(Code that draws figures)
━━━━━━━━━━━━━━━━━━━━━━━━━━━━━━

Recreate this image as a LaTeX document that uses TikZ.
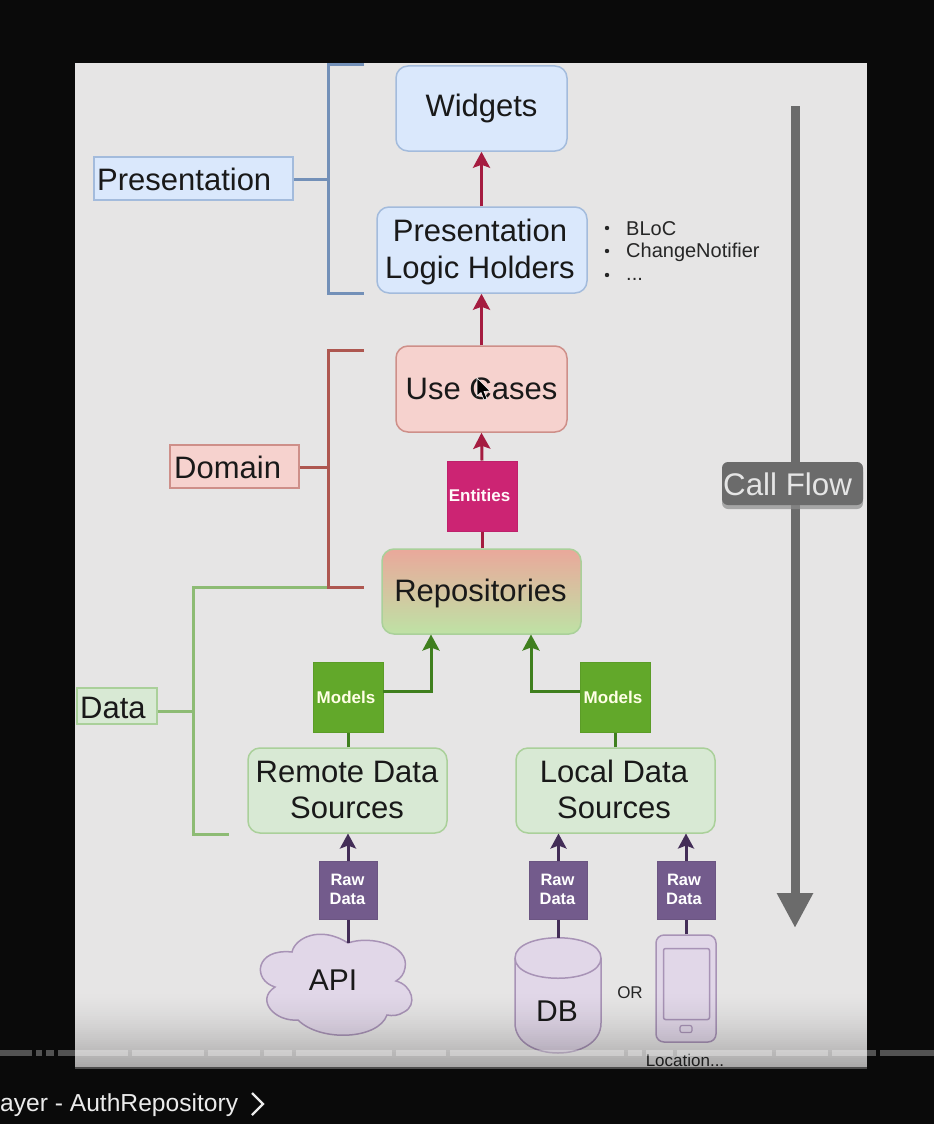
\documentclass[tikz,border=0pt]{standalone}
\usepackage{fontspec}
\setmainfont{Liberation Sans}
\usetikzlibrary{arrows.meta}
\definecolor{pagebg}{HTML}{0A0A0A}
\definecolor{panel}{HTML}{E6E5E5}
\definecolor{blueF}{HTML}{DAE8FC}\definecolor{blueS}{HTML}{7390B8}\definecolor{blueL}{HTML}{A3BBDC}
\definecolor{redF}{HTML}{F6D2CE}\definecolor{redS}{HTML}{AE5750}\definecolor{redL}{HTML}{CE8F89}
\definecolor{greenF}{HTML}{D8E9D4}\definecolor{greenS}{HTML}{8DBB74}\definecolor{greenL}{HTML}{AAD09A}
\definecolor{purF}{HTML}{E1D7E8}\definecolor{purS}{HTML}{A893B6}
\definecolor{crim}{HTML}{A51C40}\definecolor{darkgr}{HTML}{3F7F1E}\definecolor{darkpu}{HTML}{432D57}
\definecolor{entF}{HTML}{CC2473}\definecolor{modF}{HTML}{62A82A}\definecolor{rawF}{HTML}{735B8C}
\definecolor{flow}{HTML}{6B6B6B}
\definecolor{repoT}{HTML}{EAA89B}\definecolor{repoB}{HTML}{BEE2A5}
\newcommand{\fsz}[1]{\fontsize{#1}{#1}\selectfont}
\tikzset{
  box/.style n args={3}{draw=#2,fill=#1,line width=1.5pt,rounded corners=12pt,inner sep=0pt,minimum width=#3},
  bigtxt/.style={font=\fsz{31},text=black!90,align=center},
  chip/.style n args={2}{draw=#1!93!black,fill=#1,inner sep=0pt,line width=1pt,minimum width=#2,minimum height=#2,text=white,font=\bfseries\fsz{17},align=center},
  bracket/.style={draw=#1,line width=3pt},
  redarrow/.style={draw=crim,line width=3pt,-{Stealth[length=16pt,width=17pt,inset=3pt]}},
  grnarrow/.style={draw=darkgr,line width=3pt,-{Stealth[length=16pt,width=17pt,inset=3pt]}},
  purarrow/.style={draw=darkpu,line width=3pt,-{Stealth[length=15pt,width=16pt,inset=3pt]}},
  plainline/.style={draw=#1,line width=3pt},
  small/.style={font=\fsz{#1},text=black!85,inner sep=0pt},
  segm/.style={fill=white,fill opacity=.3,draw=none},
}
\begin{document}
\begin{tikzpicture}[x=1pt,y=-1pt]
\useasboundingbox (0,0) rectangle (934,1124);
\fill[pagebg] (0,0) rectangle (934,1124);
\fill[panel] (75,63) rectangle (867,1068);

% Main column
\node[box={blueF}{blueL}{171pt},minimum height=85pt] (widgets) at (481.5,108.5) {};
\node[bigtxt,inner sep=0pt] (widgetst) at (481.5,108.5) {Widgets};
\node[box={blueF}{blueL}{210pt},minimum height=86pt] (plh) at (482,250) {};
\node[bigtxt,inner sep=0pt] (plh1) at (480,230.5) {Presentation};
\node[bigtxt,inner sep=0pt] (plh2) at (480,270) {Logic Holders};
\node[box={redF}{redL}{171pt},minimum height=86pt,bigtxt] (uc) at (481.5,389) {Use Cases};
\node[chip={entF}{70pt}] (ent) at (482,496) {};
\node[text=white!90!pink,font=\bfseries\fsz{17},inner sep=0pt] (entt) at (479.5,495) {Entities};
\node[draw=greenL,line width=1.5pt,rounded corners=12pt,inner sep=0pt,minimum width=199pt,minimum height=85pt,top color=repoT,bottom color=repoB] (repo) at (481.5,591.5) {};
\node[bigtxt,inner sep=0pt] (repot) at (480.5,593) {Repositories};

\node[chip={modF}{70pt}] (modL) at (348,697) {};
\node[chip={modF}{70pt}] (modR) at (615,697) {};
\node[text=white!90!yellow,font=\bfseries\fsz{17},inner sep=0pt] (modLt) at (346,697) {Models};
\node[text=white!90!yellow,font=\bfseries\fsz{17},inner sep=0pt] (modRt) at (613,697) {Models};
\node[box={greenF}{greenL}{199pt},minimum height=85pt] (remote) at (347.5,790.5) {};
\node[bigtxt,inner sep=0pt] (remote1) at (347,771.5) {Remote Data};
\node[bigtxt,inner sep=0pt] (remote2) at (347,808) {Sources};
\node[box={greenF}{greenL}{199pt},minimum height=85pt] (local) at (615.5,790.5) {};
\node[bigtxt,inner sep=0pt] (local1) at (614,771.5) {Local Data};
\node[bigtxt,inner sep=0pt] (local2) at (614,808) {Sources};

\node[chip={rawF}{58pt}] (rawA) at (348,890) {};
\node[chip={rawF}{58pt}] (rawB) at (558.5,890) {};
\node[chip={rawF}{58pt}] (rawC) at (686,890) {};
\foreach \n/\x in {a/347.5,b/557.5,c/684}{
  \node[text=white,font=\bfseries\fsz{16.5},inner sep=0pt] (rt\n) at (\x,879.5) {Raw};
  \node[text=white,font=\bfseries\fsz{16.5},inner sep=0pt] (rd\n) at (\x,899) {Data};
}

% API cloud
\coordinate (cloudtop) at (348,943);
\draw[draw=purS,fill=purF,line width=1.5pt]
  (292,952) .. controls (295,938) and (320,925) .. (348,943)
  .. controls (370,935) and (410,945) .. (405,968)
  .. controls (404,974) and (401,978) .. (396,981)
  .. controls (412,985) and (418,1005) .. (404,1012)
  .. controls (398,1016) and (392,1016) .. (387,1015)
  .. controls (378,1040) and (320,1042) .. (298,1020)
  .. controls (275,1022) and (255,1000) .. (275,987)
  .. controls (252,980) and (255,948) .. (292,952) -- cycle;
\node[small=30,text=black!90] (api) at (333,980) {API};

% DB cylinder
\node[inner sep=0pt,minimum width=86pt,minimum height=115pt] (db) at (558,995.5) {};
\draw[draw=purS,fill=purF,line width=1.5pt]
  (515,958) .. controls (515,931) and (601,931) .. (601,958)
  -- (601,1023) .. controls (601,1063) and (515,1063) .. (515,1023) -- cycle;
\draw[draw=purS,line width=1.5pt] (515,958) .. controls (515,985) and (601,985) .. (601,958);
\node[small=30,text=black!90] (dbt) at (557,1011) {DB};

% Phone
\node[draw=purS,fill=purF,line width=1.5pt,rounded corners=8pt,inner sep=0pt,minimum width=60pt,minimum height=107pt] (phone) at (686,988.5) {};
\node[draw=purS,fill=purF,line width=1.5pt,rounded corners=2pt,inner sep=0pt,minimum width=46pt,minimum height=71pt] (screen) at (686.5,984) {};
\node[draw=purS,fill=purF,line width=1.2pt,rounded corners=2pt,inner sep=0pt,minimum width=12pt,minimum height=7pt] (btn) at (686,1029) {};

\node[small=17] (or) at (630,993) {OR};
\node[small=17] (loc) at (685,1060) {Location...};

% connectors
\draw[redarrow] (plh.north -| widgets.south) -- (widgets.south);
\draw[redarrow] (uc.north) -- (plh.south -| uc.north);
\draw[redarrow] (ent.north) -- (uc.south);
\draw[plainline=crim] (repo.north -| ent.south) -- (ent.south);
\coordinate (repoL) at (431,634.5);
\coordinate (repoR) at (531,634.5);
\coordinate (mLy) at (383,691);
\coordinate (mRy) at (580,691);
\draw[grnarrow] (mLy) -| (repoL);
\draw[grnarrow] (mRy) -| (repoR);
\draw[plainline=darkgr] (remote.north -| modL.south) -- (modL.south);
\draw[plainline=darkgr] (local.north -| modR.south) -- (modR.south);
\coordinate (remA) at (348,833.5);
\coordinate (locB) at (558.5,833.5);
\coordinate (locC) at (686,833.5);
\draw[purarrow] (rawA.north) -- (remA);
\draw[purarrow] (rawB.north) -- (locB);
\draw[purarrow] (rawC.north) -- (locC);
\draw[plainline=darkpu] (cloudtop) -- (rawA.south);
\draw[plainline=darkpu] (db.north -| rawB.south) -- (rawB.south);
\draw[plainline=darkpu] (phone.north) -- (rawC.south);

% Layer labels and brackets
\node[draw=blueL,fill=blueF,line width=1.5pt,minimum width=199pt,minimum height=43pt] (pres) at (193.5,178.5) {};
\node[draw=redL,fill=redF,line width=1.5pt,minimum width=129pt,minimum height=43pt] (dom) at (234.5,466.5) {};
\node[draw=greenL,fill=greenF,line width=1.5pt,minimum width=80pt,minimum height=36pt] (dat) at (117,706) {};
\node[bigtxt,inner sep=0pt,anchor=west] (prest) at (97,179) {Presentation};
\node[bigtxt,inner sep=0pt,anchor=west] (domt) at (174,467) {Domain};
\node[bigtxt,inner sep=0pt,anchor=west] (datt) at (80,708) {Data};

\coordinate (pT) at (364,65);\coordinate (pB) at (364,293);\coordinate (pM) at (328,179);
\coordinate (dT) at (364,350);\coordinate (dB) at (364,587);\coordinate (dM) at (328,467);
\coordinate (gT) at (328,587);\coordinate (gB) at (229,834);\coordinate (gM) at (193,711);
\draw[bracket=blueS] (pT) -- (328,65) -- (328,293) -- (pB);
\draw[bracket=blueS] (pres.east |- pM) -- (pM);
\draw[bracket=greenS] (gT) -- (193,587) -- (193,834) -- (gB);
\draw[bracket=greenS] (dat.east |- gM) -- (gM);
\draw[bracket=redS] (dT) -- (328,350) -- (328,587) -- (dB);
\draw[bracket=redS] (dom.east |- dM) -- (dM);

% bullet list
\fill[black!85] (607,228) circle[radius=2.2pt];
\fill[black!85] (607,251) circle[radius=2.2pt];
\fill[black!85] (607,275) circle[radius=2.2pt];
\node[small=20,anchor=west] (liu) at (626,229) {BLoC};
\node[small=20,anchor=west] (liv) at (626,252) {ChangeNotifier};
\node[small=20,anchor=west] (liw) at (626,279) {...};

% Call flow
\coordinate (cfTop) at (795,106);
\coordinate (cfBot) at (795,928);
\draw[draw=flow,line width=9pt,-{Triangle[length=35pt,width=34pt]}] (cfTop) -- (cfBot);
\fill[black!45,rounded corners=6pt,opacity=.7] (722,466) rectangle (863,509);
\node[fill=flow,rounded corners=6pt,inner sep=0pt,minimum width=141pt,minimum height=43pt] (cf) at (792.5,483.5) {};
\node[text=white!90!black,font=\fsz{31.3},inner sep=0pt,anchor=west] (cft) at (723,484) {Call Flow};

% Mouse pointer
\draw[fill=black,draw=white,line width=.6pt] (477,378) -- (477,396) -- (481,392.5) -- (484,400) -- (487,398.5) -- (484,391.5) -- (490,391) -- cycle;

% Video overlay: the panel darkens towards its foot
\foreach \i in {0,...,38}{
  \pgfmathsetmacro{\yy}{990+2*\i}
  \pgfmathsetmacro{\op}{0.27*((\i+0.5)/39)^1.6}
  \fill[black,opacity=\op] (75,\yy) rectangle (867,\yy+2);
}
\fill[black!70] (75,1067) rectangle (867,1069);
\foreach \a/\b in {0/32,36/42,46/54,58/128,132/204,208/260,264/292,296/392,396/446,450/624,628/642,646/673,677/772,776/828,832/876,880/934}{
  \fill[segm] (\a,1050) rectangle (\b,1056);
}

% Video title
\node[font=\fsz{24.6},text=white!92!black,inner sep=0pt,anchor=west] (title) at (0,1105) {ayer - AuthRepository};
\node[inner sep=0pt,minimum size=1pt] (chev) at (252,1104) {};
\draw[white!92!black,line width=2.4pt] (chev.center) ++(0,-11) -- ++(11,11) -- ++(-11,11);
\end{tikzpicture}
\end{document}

━━━━━━━━━━━━━━━━━━━━━━━━━━━━━━

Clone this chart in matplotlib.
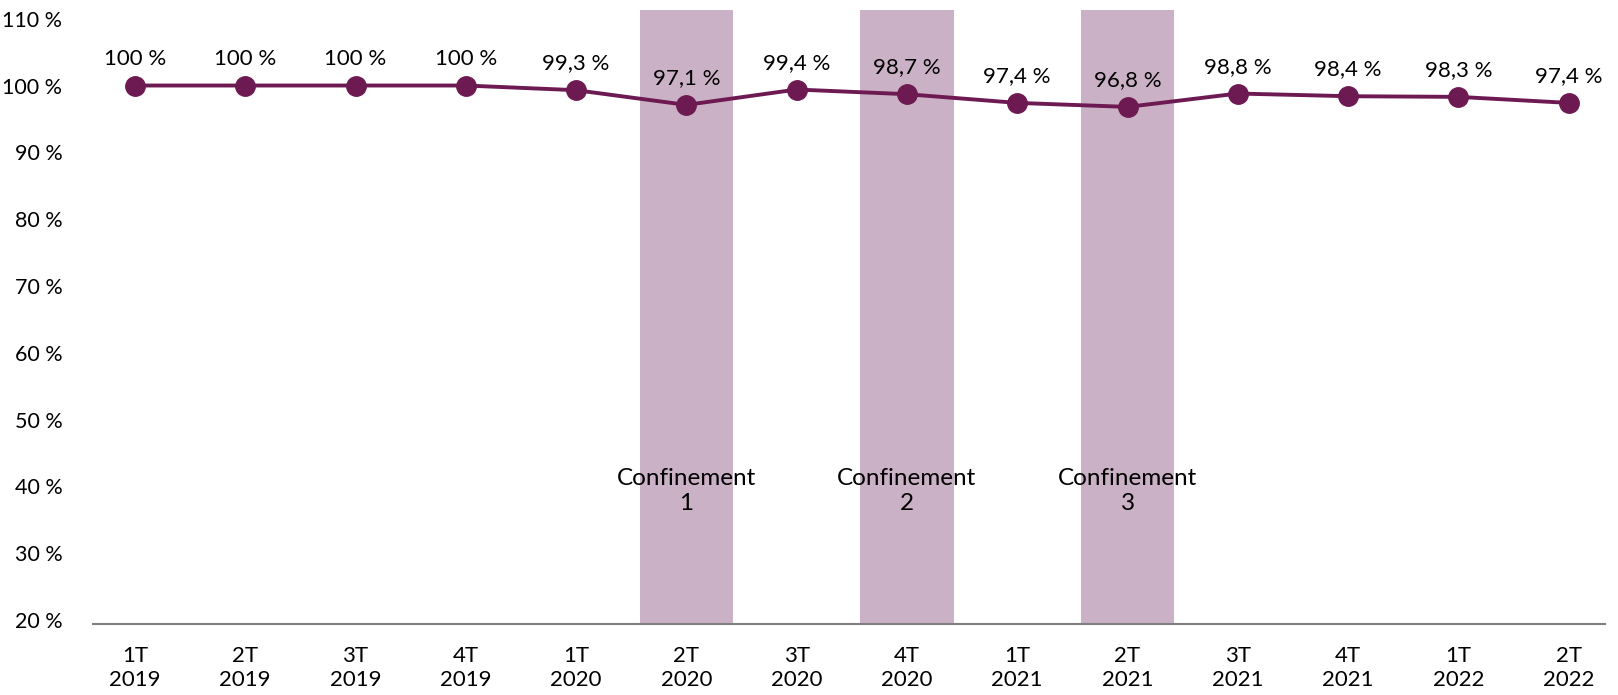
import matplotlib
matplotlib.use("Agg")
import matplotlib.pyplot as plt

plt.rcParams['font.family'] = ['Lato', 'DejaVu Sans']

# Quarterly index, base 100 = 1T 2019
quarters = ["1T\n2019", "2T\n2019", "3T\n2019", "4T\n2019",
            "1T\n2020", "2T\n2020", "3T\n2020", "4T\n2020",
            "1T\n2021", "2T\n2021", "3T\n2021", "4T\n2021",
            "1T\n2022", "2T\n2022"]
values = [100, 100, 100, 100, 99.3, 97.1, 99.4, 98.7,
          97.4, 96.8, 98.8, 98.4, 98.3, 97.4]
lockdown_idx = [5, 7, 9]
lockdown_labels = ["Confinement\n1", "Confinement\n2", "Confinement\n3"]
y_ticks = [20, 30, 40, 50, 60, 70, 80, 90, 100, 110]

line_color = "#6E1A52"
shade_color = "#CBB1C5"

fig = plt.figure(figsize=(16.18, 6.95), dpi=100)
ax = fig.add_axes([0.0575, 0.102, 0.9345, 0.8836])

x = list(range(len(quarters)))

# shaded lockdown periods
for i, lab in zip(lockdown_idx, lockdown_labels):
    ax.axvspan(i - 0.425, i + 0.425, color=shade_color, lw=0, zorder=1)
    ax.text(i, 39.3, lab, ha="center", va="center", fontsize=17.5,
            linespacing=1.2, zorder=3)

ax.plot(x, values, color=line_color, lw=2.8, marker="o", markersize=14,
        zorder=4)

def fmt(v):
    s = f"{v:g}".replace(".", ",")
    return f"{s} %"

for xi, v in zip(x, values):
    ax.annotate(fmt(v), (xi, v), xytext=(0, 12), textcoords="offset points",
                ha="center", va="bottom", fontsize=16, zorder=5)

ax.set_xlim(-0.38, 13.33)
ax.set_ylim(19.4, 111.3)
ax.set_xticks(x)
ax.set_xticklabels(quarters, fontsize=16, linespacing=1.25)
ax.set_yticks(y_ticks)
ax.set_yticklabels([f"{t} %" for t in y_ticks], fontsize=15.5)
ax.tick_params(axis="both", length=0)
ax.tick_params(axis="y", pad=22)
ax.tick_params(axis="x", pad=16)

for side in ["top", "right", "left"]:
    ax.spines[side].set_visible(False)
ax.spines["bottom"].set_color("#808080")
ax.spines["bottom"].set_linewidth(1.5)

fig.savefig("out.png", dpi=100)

━━━━━━━━━━━━━━━━━━━━━━━━━━━━━━

> [Objective]
Give again, exactly as written, only the lines that start at the one with "Clone this chart in matplotlib." and end at the one with "x = list(range(len(quarters)))", both included. Skip any pictures.

> [Written answer]
Clone this chart in matplotlib.
import matplotlib
matplotlib.use("Agg")
import matplotlib.pyplot as plt

plt.rcParams['font.family'] = ['Lato', 'DejaVu Sans']

# Quarterly index, base 100 = 1T 2019
quarters = ["1T\n2019", "2T\n2019", "3T\n2019", "4T\n2019",
            "1T\n2020", "2T\n2020", "3T\n2020", "4T\n2020",
            "1T\n2021", "2T\n2021", "3T\n2021", "4T\n2021",
            "1T\n2022", "2T\n2022"]
values = [100, 100, 100, 100, 99.3, 97.1, 99.4, 98.7,
          97.4, 96.8, 98.8, 98.4, 98.3, 97.4]
lockdown_idx = [5, 7, 9]
lockdown_labels = ["Confinement\n1", "Confinement\n2", "Confinement\n3"]
y_ticks = [20, 30, 40, 50, 60, 70, 80, 90, 100, 110]

line_color = "#6E1A52"
shade_color = "#CBB1C5"

fig = plt.figure(figsize=(16.18, 6.95), dpi=100)
ax = fig.add_axes([0.0575, 0.102, 0.9345, 0.8836])

x = list(range(len(quarters)))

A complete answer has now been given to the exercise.